**WORK INSTRUCTIONS**
Print only the lines from the top of the data through the line with "capsize=5, capthick=2, zorder=3)", both included, skipping every picture.

★ ★ ★ ★

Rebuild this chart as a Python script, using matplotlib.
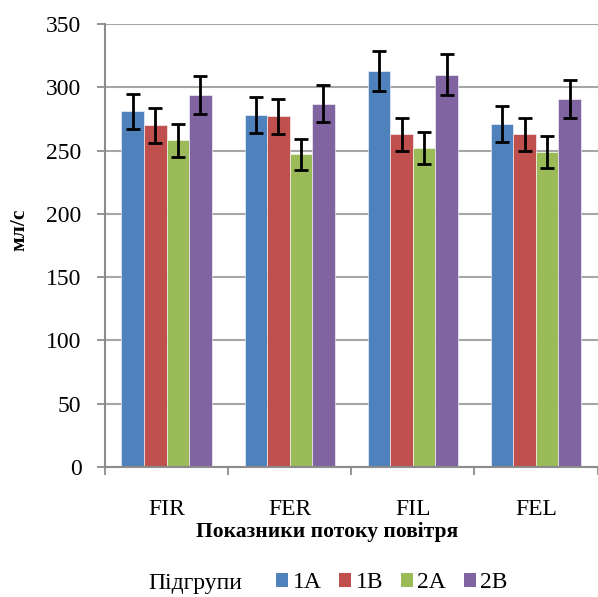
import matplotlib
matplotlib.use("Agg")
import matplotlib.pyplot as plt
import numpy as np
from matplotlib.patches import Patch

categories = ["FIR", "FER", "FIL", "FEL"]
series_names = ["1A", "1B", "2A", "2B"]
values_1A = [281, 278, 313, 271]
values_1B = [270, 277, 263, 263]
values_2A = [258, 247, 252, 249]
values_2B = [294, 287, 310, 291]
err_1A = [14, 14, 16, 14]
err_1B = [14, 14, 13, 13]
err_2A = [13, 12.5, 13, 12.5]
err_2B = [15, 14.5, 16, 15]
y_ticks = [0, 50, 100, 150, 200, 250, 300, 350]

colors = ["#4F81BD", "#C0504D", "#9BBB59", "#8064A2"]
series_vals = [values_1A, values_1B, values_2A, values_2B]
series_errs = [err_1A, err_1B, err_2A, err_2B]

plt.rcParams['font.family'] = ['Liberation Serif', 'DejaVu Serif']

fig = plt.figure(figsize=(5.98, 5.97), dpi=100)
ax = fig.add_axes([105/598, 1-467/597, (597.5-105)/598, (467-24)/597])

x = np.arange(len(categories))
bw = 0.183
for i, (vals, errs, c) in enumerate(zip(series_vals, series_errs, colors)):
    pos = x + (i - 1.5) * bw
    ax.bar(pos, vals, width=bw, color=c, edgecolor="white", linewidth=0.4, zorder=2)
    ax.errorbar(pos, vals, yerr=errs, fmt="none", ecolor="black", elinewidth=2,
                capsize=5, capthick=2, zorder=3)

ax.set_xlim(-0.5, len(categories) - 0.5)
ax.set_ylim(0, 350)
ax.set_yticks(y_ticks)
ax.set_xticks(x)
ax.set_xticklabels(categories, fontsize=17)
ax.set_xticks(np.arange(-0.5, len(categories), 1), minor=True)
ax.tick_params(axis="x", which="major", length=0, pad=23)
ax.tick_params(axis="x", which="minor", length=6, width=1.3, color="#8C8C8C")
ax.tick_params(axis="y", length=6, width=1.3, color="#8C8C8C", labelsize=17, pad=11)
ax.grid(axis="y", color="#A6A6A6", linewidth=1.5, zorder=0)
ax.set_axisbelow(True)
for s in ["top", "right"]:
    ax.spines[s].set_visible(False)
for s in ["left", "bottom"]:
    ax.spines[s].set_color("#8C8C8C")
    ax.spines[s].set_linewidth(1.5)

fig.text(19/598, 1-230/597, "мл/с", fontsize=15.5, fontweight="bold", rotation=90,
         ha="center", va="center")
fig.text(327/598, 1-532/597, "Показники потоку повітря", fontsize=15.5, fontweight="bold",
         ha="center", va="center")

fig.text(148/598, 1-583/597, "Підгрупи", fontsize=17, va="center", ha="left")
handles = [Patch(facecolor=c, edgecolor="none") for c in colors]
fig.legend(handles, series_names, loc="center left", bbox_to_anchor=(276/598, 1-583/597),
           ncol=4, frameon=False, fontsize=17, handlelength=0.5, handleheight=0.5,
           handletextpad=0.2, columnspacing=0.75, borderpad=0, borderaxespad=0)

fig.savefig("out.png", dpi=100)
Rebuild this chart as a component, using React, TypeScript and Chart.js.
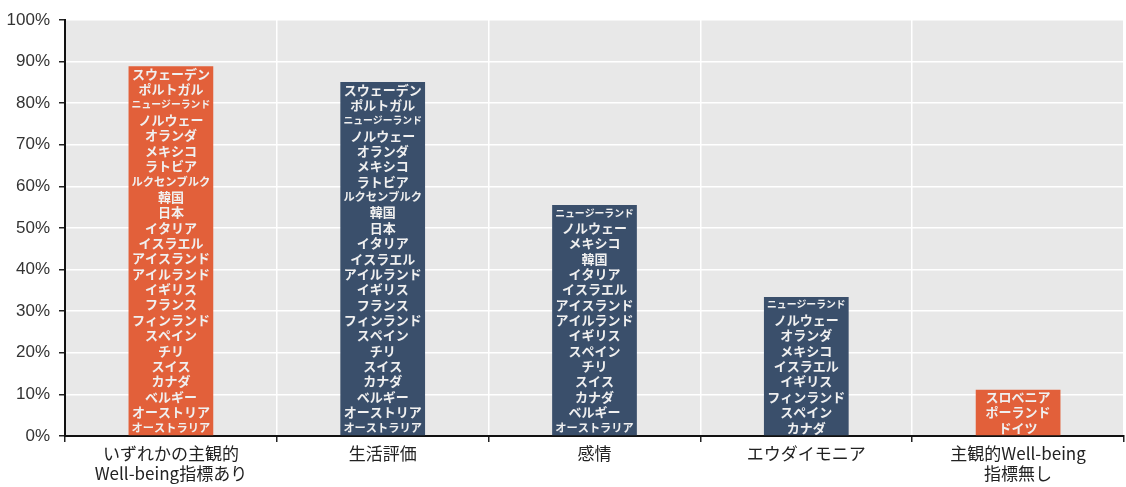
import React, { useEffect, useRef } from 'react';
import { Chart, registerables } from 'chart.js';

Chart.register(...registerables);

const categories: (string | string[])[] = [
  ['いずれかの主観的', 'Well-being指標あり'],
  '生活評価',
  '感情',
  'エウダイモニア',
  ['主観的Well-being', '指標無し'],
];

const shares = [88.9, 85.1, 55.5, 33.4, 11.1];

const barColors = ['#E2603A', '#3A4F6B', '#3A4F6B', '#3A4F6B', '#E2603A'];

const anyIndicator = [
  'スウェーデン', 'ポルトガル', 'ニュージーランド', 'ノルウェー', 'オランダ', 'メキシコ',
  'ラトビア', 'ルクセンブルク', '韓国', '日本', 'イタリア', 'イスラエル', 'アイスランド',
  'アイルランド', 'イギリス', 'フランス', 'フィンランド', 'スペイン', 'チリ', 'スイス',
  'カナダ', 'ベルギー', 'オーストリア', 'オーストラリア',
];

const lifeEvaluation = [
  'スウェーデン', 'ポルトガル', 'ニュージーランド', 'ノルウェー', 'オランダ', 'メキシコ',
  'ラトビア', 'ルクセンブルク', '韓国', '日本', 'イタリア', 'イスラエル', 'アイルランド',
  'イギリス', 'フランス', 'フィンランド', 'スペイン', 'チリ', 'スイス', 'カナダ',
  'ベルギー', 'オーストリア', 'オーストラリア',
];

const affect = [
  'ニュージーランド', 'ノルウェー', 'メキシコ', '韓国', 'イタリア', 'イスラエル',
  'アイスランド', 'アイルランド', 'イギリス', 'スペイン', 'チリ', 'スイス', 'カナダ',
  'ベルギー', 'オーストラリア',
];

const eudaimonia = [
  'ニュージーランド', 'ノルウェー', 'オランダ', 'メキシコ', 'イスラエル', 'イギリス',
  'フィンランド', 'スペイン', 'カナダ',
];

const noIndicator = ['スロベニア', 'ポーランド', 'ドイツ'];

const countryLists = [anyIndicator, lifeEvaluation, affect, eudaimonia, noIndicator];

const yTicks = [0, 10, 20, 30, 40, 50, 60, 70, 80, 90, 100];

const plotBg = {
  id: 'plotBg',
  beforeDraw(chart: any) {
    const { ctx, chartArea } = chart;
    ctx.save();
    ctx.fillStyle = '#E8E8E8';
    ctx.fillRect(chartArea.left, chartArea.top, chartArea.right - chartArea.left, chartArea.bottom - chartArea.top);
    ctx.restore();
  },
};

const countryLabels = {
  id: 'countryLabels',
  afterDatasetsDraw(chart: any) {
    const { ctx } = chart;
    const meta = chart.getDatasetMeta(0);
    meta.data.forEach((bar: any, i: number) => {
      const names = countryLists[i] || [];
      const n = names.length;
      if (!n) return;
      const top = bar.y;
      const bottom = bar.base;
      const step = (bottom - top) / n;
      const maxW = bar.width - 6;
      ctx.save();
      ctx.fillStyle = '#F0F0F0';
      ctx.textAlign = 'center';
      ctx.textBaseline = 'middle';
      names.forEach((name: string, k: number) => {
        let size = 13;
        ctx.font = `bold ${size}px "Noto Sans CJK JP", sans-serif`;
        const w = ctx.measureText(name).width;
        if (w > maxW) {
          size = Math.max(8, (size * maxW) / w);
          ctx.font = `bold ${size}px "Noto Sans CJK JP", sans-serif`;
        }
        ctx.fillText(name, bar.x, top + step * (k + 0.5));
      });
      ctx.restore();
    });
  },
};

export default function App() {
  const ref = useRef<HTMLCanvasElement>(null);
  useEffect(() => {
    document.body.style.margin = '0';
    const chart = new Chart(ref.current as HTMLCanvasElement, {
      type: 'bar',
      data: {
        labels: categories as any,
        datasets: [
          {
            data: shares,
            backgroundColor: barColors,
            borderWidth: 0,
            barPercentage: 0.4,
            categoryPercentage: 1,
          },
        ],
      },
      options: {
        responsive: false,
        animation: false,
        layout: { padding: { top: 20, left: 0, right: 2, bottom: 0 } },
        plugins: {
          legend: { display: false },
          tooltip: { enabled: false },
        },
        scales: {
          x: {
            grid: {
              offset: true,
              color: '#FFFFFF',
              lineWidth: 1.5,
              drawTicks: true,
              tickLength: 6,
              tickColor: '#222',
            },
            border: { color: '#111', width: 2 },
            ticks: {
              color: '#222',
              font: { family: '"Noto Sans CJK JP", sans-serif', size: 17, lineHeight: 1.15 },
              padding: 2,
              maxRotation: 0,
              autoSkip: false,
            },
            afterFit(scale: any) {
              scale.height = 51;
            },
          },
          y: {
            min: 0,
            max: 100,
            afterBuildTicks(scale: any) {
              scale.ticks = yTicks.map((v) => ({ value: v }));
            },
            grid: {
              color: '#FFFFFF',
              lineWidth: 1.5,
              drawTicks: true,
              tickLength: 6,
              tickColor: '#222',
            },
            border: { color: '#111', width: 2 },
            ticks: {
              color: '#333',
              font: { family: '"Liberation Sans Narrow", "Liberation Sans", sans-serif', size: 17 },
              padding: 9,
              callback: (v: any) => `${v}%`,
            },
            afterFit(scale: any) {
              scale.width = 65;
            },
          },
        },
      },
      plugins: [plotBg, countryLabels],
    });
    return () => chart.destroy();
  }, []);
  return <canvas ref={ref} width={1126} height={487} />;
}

★ ★ ★ ★

**SOLUTION FOR THIS TASK**
Rebuild this chart as a Python script, using matplotlib.
import matplotlib
matplotlib.use("Agg")
import matplotlib.pyplot as plt
import numpy as np
from matplotlib.patches import Patch

categories = ["FIR", "FER", "FIL", "FEL"]
series_names = ["1A", "1B", "2A", "2B"]
values_1A = [281, 278, 313, 271]
values_1B = [270, 277, 263, 263]
values_2A = [258, 247, 252, 249]
values_2B = [294, 287, 310, 291]
err_1A = [14, 14, 16, 14]
err_1B = [14, 14, 13, 13]
err_2A = [13, 12.5, 13, 12.5]
err_2B = [15, 14.5, 16, 15]
y_ticks = [0, 50, 100, 150, 200, 250, 300, 350]

colors = ["#4F81BD", "#C0504D", "#9BBB59", "#8064A2"]
series_vals = [values_1A, values_1B, values_2A, values_2B]
series_errs = [err_1A, err_1B, err_2A, err_2B]

plt.rcParams['font.family'] = ['Liberation Serif', 'DejaVu Serif']

fig = plt.figure(figsize=(5.98, 5.97), dpi=100)
ax = fig.add_axes([105/598, 1-467/597, (597.5-105)/598, (467-24)/597])

x = np.arange(len(categories))
bw = 0.183
for i, (vals, errs, c) in enumerate(zip(series_vals, series_errs, colors)):
    pos = x + (i - 1.5) * bw
    ax.bar(pos, vals, width=bw, color=c, edgecolor="white", linewidth=0.4, zorder=2)
    ax.errorbar(pos, vals, yerr=errs, fmt="none", ecolor="black", elinewidth=2,
                capsize=5, capthick=2, zorder=3)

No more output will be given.